Germany’s bishops have pledged to improve the integration of Eastern Catholics in the predominant Latin-rite church, as part of ongoing plans to help migrants and refugees.
“The Catholic Church in Germany is changing and the life of our parishes becoming more diverse — faithful from Eastern Catholic Churches are living with us and finding their home here,” the bishops’ conference said. “This diversity of Catholic Church traditions should be kept alive, so migrants and refugees can be integrated into our community without losing their own identity.”
“They belong to the Catholic Church but come from different Eastern church traditions. Their developed patterns of liturgy and church law deserve to be valued and cherished.”
The statement, signed by Archbishop Stefan Hesse of Hamburg, chairman of the bishops’ Migration Commission, and Auxiliary Bishop Dominicus Meier of Paderborn, the bishops’ representative for Eastern Catholics, accompanied new guidelines for pastoral care of Eastern Catholics lacking their own priests and pastors.
Germany is currently home to 1.77 million registered refugees, according to Interior Ministry data, with a further 450,000 registered as asylum-seekers or “tolerated persons.”
The independent Hamburg-based Statista research center reported Oct. 5 the highest number of new arrivals so far in 2020 — more than 21,700 — had come from Syria, home to four separate Eastern Catholic Churches. Thousands more have come during the year from Iraq, Turkey and Eritrea, also home to Eastern Catholic communities.
Eastern Catholics are in full communion with the pope while retaining their own liturgical and canonical traditions.

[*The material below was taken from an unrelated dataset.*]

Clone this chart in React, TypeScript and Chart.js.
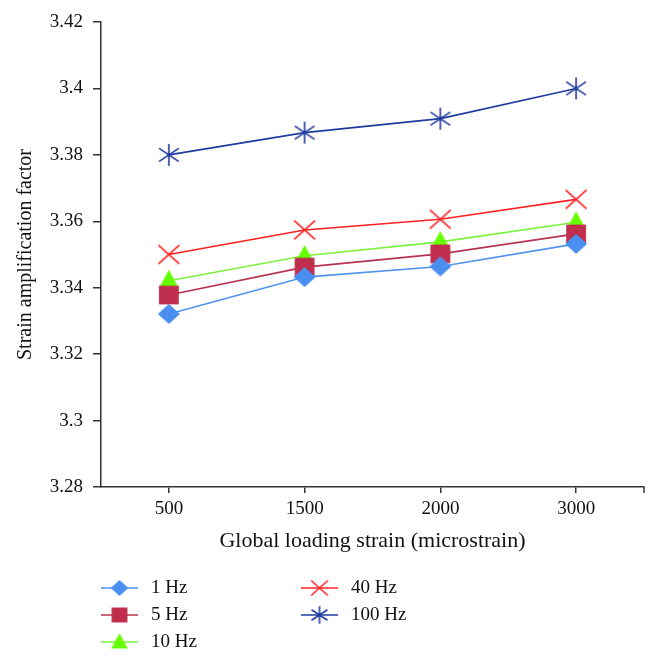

In Germany, their presence increased after the European Union’s eastward expansion in 2004, and again after the mass influx of refugees in 2015, and the country is now home to Coptic, Ethiopian, Syriac, Maronite, Armenian, Chaldean and Melkite Catholic communities.
While most of Germany’s 27 dioceses had commissioners for Eastern Catholics, the statement said, the new 30-page guidelines were needed to clear up uncertainties over whether Roman Catholic clergy could minister and dispense sacraments to them.
Although ties between Roman and Eastern Catholics were codified by the 1962-65 Second Vatican Council, procedures for ministering to Eastern Catholics without their own parishes and clergy have posed problems in various European countries.
Roman Catholic priests should, where possible, conduct baptisms, marriages and funerals for Eastern Catholics in line with Eastern rites and rules, the statement said; the priests should first seek permission from their own bishops and Eastern Catholic leaders.
Eastern Catholics also can belong to parish councils and management committees if they met residence and attendance requirements, the statement added.
In an Oct. 16 interview with Catholic News Service, the German bishops’ conference spokesman, Matthias Kopp, confirmed the continued arrival of migrants and refugees was posing “new pastoral challenges,” adding that the new guidelines answered “concrete questions increasingly raised in dealings with Eastern Catholics.”
“Most members of Eastern Catholic churches living in Germany are Ukrainian Catholics or Greek Catholics from other European countries,” the spokesman said.
“We estimate the numbers of believers belonging to Eastern Catholic churches based in the Middle East at 10,000-30,000, although we cannot fix a more precise figure since the German registration system does not specify this,” he said.